Al di là delle ovvie conseguenze che avrà tale vicissitudine, emerge
chiaramente che la situazione “immigrazione” ha raggiunto un livello di
guardia così alto che anche i Paesi che inizialmente criticavano la
decisione ungherese di costruire un muro lungo il confine con la Serbia
hanno deciso di imitare Orbán e, in certi casi, di “superarlo”, tanto
che in Slovenia il Partito giovanile Mlada Slovenija ha chiesto di
multare di 400 euro tutti i clandestini.
Oltre a ciò, risulta chiaro che piccole crisi come quella di cui
sopra rischiano di capitare con sempre maggiore frequenza, perché al
sangue freddo delle Forze dell’ordine, che regolarmente cercano di
stemperare gli animi, si contrappone una certa superficialità degli
esecutivi.
I
vertici politici, infatti, pressati da ragioni di politica interna,
prendono decisioni palesemente destinate a suscitare le reazioni dei
vicini, senza considerare le conseguenze o gli incidenti che possono
verificarsi. Tale comportamento, che perdura ormai da mesi, ha
contribuito ad esacerbare relazioni già tese (come quelle fra Budapest e
Zagabria) o a mettere a rischio quelle che invece sono tradizionalmente
abbastanza buone, come dimostrano i fatti di Harmica.
Più in generale, colpisce l’atteggiamento passivo della UE, che al di
là dei proclami ufficiali non ha svolto un ruolo significativo.
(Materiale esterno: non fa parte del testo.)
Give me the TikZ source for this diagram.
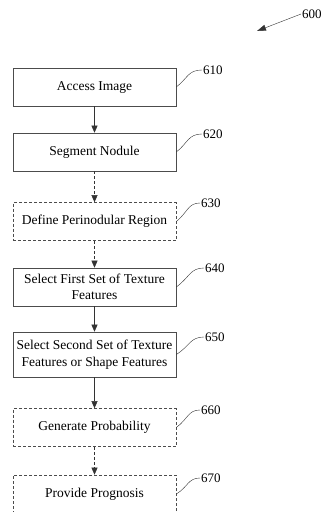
\documentclass[tikz,border=0pt]{standalone}
\usepackage{fontspec}
\setmainfont{Liberation Serif}
\usetikzlibrary{arrows.meta}

\begin{document}
\begin{tikzpicture}[x=1pt, y=-1pt,
  stepbox/.style = {draw, semithick, gray!60!black, text=black, minimum width=163pt,
    minimum height=38pt, align=center, font=\fontsize{13.5}{16.5}\selectfont, inner sep=2pt},
  dashbox/.style = {stepbox, densely dashed},
  flow/.style = {-{Triangle[length=7pt,width=6pt]}, gray!40!black},
  ref/.style = {anchor=west, inner sep=1pt, font=\fontsize{13}{14}\selectfont},
  leader/.style = {gray!40!black}]
  \useasboundingbox (0,0) rectangle (323,512);

  % boxes
  \node[stepbox] (access) at (94.5,87) {Access Image};
  \node[stepbox] (segment) at (94.5,152) {Segment Nodule};
  \node[dashbox] (define) at (94.5,221.5) {Define Perinodular Region};
  \node[stepbox] (first) at (94.5,287) {Select First Set of Texture\\Features};
  \node[stepbox, minimum height=45pt] (second) at (94.5,354.5)
    {Select Second Set of Texture\\Features or Shape Features};
  \node[dashbox] (prob) at (94.5,427.5) {Generate Probability};
  \node[dashbox] (prog) at (94.5,494) {Provide Prognosis};

  % arrows between steps
  \draw[flow] (access) -- (segment);
  \draw[flow, densely dashed] (segment) -- (define);
  \draw[flow, densely dashed] (define) -- (first);
  \draw[flow] (first) -- (second);
  \draw[flow] (second) -- (prob);
  \draw[flow, densely dashed] (prob) -- (prog);

  % reference numerals
  \node[ref] (n600) at (301,14) {600};
  \coordinate (tip600) at (257,31);
  \draw[-{Triangle[length=9pt,width=6pt]}, gray!40!black] (n600.west) -- (tip600);

  \node[ref] (n610) at (202,70) {610};
  \node[ref] (n620) at (202,134) {620};
  \node[ref] (n630) at (200,203) {630};
  \node[ref] (n640) at (204,268) {640};
  \node[ref] (n650) at (204,337) {650};
  \node[ref] (n660) at (200,410) {660};
  \node[ref] (n670) at (200,478) {670};

  \draw[leader] (access.east) .. controls (188,78) and (188,70) .. (n610.west);
  \draw[leader] (segment.east) .. controls (188,143) and (188,134) .. (n620.west);
  \draw[leader] (define.east) .. controls (188,212) and (188,203) .. (n630.west);
  \draw[leader] (first.east) .. controls (190,277) and (190,268) .. (n640.west);
  \draw[leader] (second.east) .. controls (190,346) and (190,337) .. (n650.west);
  \draw[leader] (prob.east) .. controls (188,419) and (188,410) .. (n660.west);
  \draw[leader] (prog.east) .. controls (188,487) and (188,478) .. (n670.west);
\end{tikzpicture}
\end{document}
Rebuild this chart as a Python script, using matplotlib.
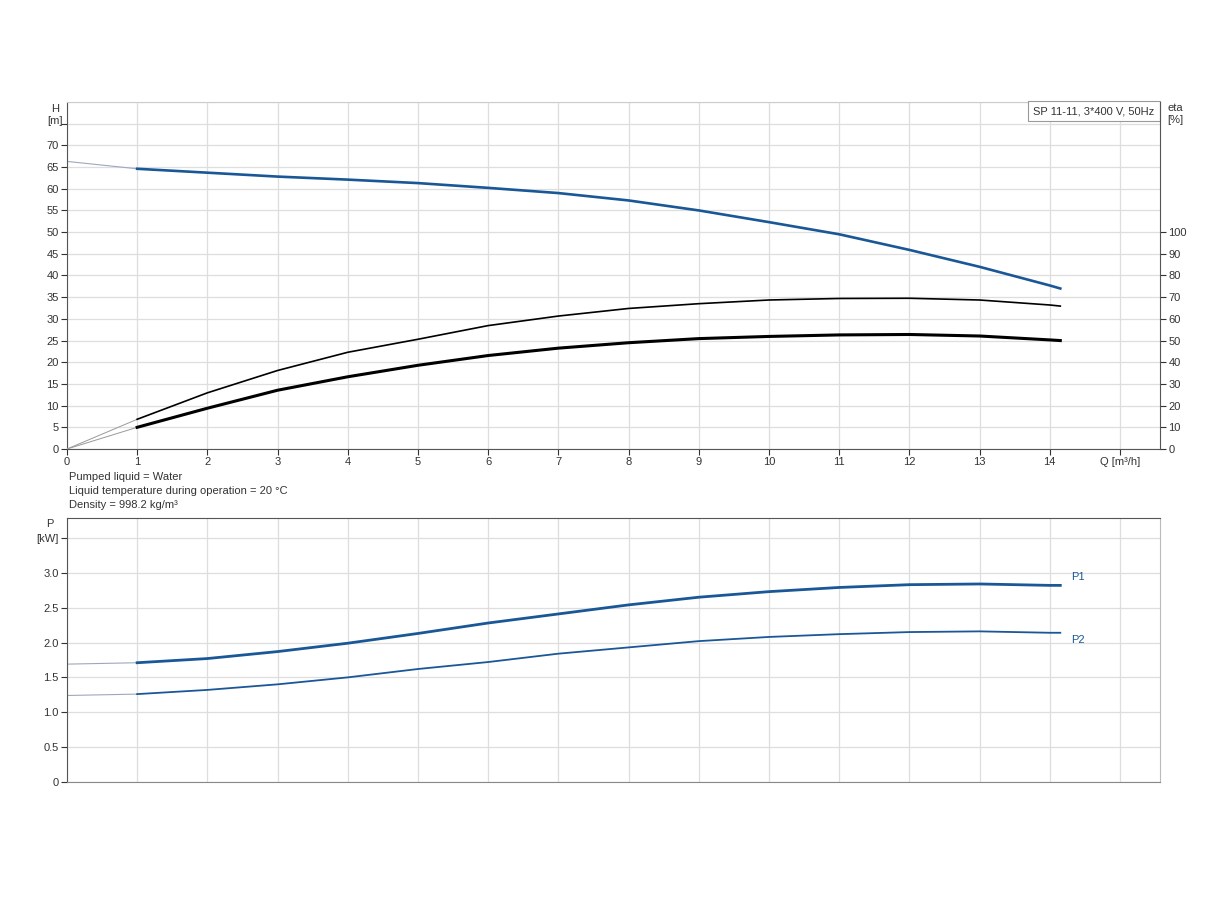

L’Europa, infatti, non solo non ha fornito il supporto necessario
affinché gli stati ex-jugoslavi e l’Ungheria possano affrontare in
maniera congiunta la questione immigrazione, ma è stata anche percepita
come un potere lontano che si palesa solo quando vuole imporre
l’accoglienza di un certo numero di richiedenti asilo.
Secondo
il quotidiano Politika, ad esempio, in questi giorni Bruxelles avrebbe
chiesto a Skoplje di accettare circa 20mila richiedenti asilo, in gran
parte afghani, una cifra che corrisponderebbe a circa l’1% della
popolazione totale della Macedonia e che non tiene conto del fatto che
il Governo si era dichiarato in grado di ospitarne massimo 2.000 e
comunque per non più di 72 ore.
Indipendentemente dalle ragioni che hanno portato alla decisione di
non immischiarsi in questi problemi, comunque, l’inazione dell’Unione
Europea rischia di trasformarsi in un autogoal, poiché manda un chiaro
messaggio agli Stati membri: ognuno è libero di affrontare a modo
proprio l’emergenza, anche violando i principi base dell’integrazione
europea, senza che vi siano conseguenze negative.
Oltre
a ciò, l’assenza di un intervento deciso in un’area storicamente
soggetta a scontri culturali e a una certa animosità nei rapporti
bilaterali, fa sì che i Balcani si trovino nuovamente nell’occhio del
ciclone, con il concreto rischio che la situazione possa complicarsi
improvvisamente, come hanno dimostrato alcune recenti crisi
diplomatiche.
Nei mesi successivi all’aumento dei flussi migratori lungo la
direttrice Grecia-Austria, infatti, si è assistito a duri confronti
politici, nei quali spesso è stata la Croazia ad avere un ruolo chiave,
come confermano le liti con Serbia, Ungheria e, più recentemente,
Slovenia.
Alla
luce di ciò, ci dovrebbe essere una maggiore attenzione nei confronti
della crescente tendenza alla costruzione di barriere lungo i confini
dei paesi ex-jugoslavi poiché, al di là dell’ovvia considerazione
secondo cui sia notevolmente più facile costruirli che abbatterli, i
muri non sono la soluzione.
Si tratta, infatti, di un semplice palliativo che cerca di nascondere
l’incapacità e la mancanza di volontà dell’Europa di risolvere alla
radice il problema dell’immigrazione e che rischia di aprire nuove
fratture in zone ancora più vicine al cuore del Vecchio continente.